*Exercise directions*:
Each line of the material must be repeated precisely, with the pictures left out.

************

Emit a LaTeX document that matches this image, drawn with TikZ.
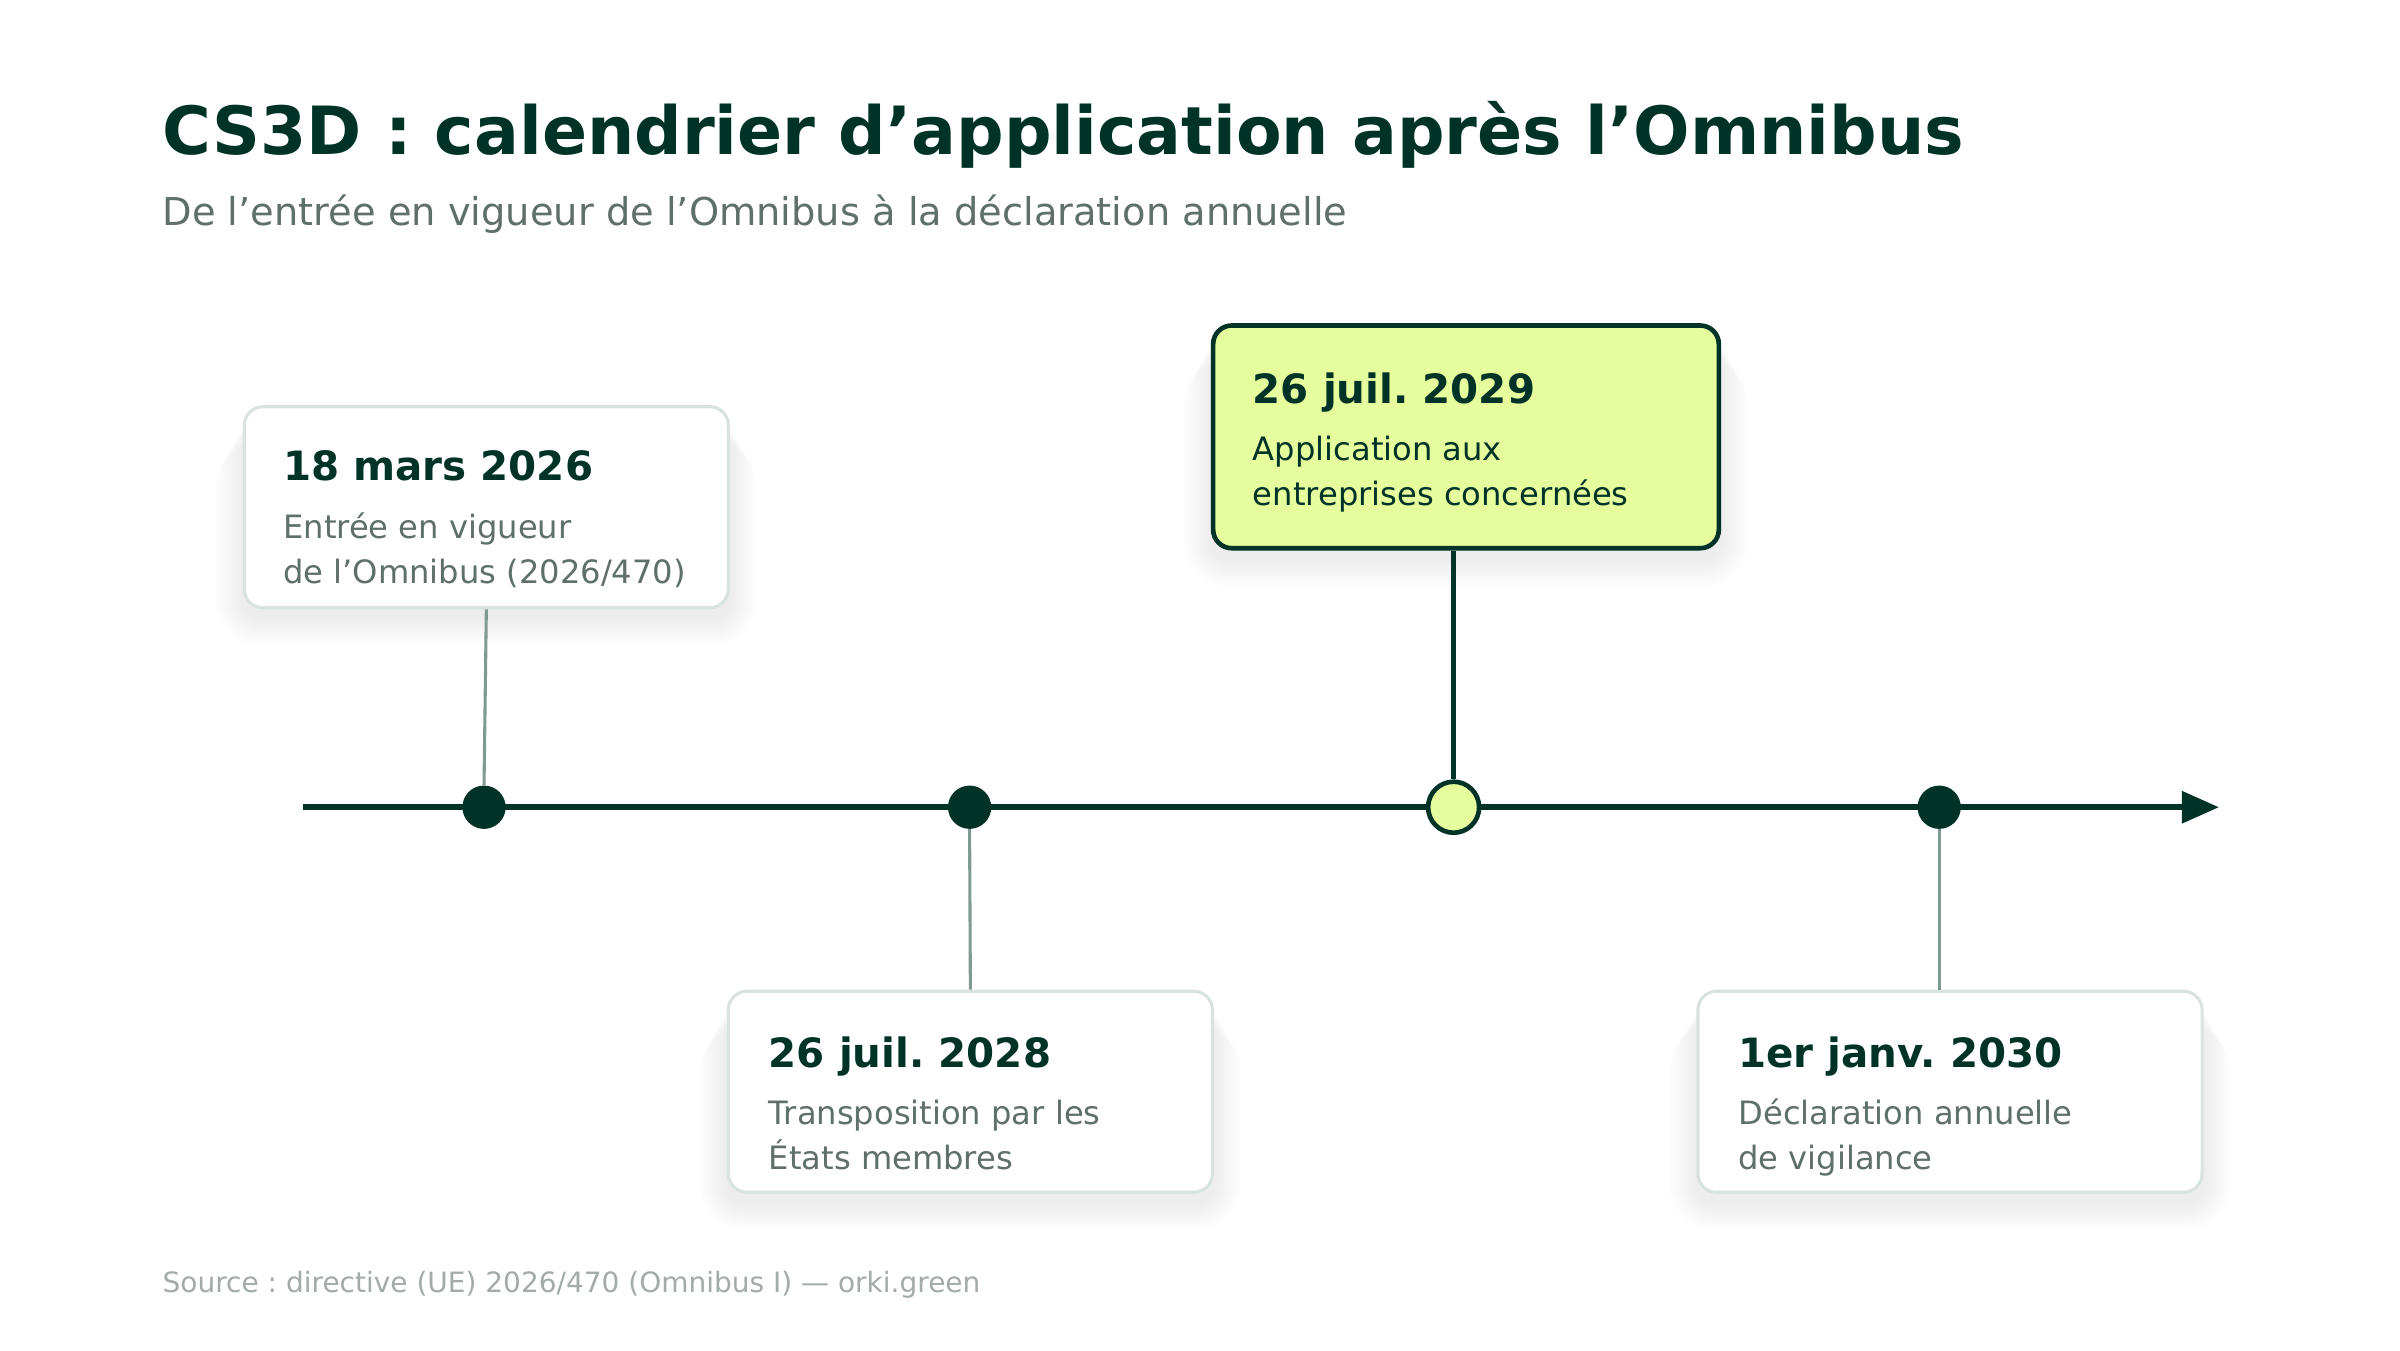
\documentclass[tikz,border=0pt]{standalone}
\usepackage{fontspec}
\setmainfont{DejaVu Sans}
\usetikzlibrary{arrows.meta}
\definecolor{dk}{HTML}{003328}
\definecolor{graytxt}{HTML}{5F6F6A}
\definecolor{conn}{HTML}{7F9A92}
\definecolor{bordc}{HTML}{D8E3E0}
\definecolor{lime}{HTML}{E6FD9E}
\definecolor{foot}{HTML}{A3ABA8}
\pgfdeclarelayer{bgpaper}
\pgfdeclarelayer{shadowlayer}
\pgfsetlayers{bgpaper,shadowlayer,main}
\frenchspacing
\begin{document}
\begin{tikzpicture}[x=1pt,y=-1pt,
  cardbox/.style={draw=bordc, line width=2pt, fill=white, rounded corners=12pt,
    inner sep=0pt, minimum width=313pt, minimum height=130pt, anchor=north west},
  hibox/.style={cardbox, draw=dk, line width=3pt, fill=lime, minimum width=327pt, minimum height=144pt},
  datetext/.style={anchor=base west, inner sep=0pt, text=dk, font=\bfseries\fontsize{26.1}{31}\selectfont},
  bodytext/.style={anchor=base west, inner sep=0pt, align=left, text=graytxt, font=\fontsize{20.8}{29}\selectfont},
  dot/.style={circle, fill=dk, minimum size=28pt, inner sep=0pt},
  hidot/.style={circle, draw=dk, line width=3pt, fill=lime, minimum size=33pt, inner sep=0pt},
  thinconn/.style={draw=conn, line width=2pt},
  thickconn/.style={draw=dk, line width=3pt}]
\begin{pgfonlayer}{bgpaper}
\fill[white] (0,0) rectangle (1552,873);
\end{pgfonlayer}
\useasboundingbox (0,0) rectangle (1552,873);

% title
\node[anchor=base west, inner sep=0pt, text=dk, font=\bfseries\fontsize{43}{50}\selectfont] (title) at (105,100) {CS3D : calendrier d’application après l’Omnibus};
\node[anchor=base west, inner sep=0pt, text=graytxt, font=\fontsize{24.8}{30}\selectfont] (subtitle) at (105,146) {De l’entrée en vigueur de l’Omnibus à la déclaration annuelle};

% axis
\coordinate (axs) at (196,522);
\coordinate (axe) at (1435,522);
\draw[dk, line width=4pt, -{Triangle[length=24pt,width=20pt]}] (axs) -- (axe);

% cards
\node[cardbox] (b1) at (157,262) {};
\node[cardbox] (b2) at (470,640) {};
\node[hibox] (b3) at (783,209) {};
\node[cardbox, minimum width=326pt] (b4) at (1097,640) {};

% soft shadows
\begin{pgfonlayer}{shadowlayer}
\foreach \b in {b1,b2,b3,b4}{
  \foreach \i [evaluate=\i as \r using 12+\i] in {1,...,18}{
    \fill[black, opacity=0.0045, rounded corners=\r pt]
      ([shift={(-\i,\i+6)}]\b.north west) rectangle ([shift={(\i,\i+6)}]\b.south east);
  }
}
\end{pgfonlayer}

% dots
\node[dot] (d1) at (313,522) {};
\node[dot] (d2) at (627,522) {};
\node[hidot] (d3) at (940,522) {};
\node[dot] (d4) at (1254,522) {};

% connectors
\draw[thinconn] (b1.south) -- (d1.north);
\draw[thinconn] (d2.south) -- (b2.north);
\draw[thickconn] (b3.south -| d3) -- (d3.north);
\draw[thinconn] (d4.south) -- (d4 |- b4.north);

% texts (body nodes anchored at the baseline of their last line)
\node[datetext] (t1) at (183,311) {18 mars 2026};
\node[bodytext] (s1) at (183,377) {Entrée en vigueur\\de l’Omnibus (2026/470)};
\node[datetext] (t2) at (497,690) {26 juil. 2028};
\node[bodytext] (s2) at (497,756) {Transposition par les\\États membres};
\node[datetext] (t3) at (810,261) {26 juil. 2029};
\node[bodytext, text=dk] (s3) at (810,327) {Application aux\\entreprises concernées};
\node[datetext] (t4) at (1124,690) {1er janv. 2030};
\node[bodytext] (s4) at (1124,756) {Déclaration annuelle\\de vigilance};

% footer
\node[anchor=base west, inner sep=0pt, text=foot, font=\fontsize{18.1}{22}\selectfont] (src) at (105,836) {Source : directive (UE) 2026/470 (Omnibus I) — orki.green};
\end{tikzpicture}
\end{document}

************

*Completed exercise*:
Emit a LaTeX document that matches this image, drawn with TikZ.
\documentclass[tikz,border=0pt]{standalone}
\usepackage{fontspec}
\setmainfont{DejaVu Sans}
\usetikzlibrary{arrows.meta}
\definecolor{dk}{HTML}{003328}
\definecolor{graytxt}{HTML}{5F6F6A}
\definecolor{conn}{HTML}{7F9A92}
\definecolor{bordc}{HTML}{D8E3E0}
\definecolor{lime}{HTML}{E6FD9E}
\definecolor{foot}{HTML}{A3ABA8}
\pgfdeclarelayer{bgpaper}
\pgfdeclarelayer{shadowlayer}
\pgfsetlayers{bgpaper,shadowlayer,main}
\frenchspacing
\begin{document}
\begin{tikzpicture}[x=1pt,y=-1pt,
  cardbox/.style={draw=bordc, line width=2pt, fill=white, rounded corners=12pt,
    inner sep=0pt, minimum width=313pt, minimum height=130pt, anchor=north west},
  hibox/.style={cardbox, draw=dk, line width=3pt, fill=lime, minimum width=327pt, minimum height=144pt},
  datetext/.style={anchor=base west, inner sep=0pt, text=dk, font=\bfseries\fontsize{26.1}{31}\selectfont},
  bodytext/.style={anchor=base west, inner sep=0pt, align=left, text=graytxt, font=\fontsize{20.8}{29}\selectfont},
  dot/.style={circle, fill=dk, minimum size=28pt, inner sep=0pt},
  hidot/.style={circle, draw=dk, line width=3pt, fill=lime, minimum size=33pt, inner sep=0pt},
  thinconn/.style={draw=conn, line width=2pt},
  thickconn/.style={draw=dk, line width=3pt}]
\begin{pgfonlayer}{bgpaper}
\fill[white] (0,0) rectangle (1552,873);
\end{pgfonlayer}
\useasboundingbox (0,0) rectangle (1552,873);

% title
\node[anchor=base west, inner sep=0pt, text=dk, font=\bfseries\fontsize{43}{50}\selectfont] (title) at (105,100) {CS3D : calendrier d’application après l’Omnibus};
\node[anchor=base west, inner sep=0pt, text=graytxt, font=\fontsize{24.8}{30}\selectfont] (subtitle) at (105,146) {De l’entrée en vigueur de l’Omnibus à la déclaration annuelle};

% axis
\coordinate (axs) at (196,522);
\coordinate (axe) at (1435,522);
\draw[dk, line width=4pt, -{Triangle[length=24pt,width=20pt]}] (axs) -- (axe);

% cards
\node[cardbox] (b1) at (157,262) {};
\node[cardbox] (b2) at (470,640) {};
\node[hibox] (b3) at (783,209) {};
\node[cardbox, minimum width=326pt] (b4) at (1097,640) {};

% soft shadows
\begin{pgfonlayer}{shadowlayer}
\foreach \b in {b1,b2,b3,b4}{
  \foreach \i [evaluate=\i as \r using 12+\i] in {1,...,18}{
    \fill[black, opacity=0.0045, rounded corners=\r pt]
      ([shift={(-\i,\i+6)}]\b.north west) rectangle ([shift={(\i,\i+6)}]\b.south east);
  }
}
\end{pgfonlayer}

% dots
\node[dot] (d1) at (313,522) {};
\node[dot] (d2) at (627,522) {};
\node[hidot] (d3) at (940,522) {};
\node[dot] (d4) at (1254,522) {};

% connectors
\draw[thinconn] (b1.south) -- (d1.north);
\draw[thinconn] (d2.south) -- (b2.north);
\draw[thickconn] (b3.south -| d3) -- (d3.north);
\draw[thinconn] (d4.south) -- (d4 |- b4.north);

% texts (body nodes anchored at the baseline of their last line)
\node[datetext] (t1) at (183,311) {18 mars 2026};
\node[bodytext] (s1) at (183,377) {Entrée en vigueur\\de l’Omnibus (2026/470)};
\node[datetext] (t2) at (497,690) {26 juil. 2028};
\node[bodytext] (s2) at (497,756) {Transposition par les\\États membres};
\node[datetext] (t3) at (810,261) {26 juil. 2029};
\node[bodytext, text=dk] (s3) at (810,327) {Application aux\\entreprises concernées};
\node[datetext] (t4) at (1124,690) {1er janv. 2030};
\node[bodytext] (s4) at (1124,756) {Déclaration annuelle\\de vigilance};

% footer
\node[anchor=base west, inner sep=0pt, text=foot, font=\fontsize{18.1}{22}\selectfont] (src) at (105,836) {Source : directive (UE) 2026/470 (Omnibus I) — orki.green};
\end{tikzpicture}
\end{document}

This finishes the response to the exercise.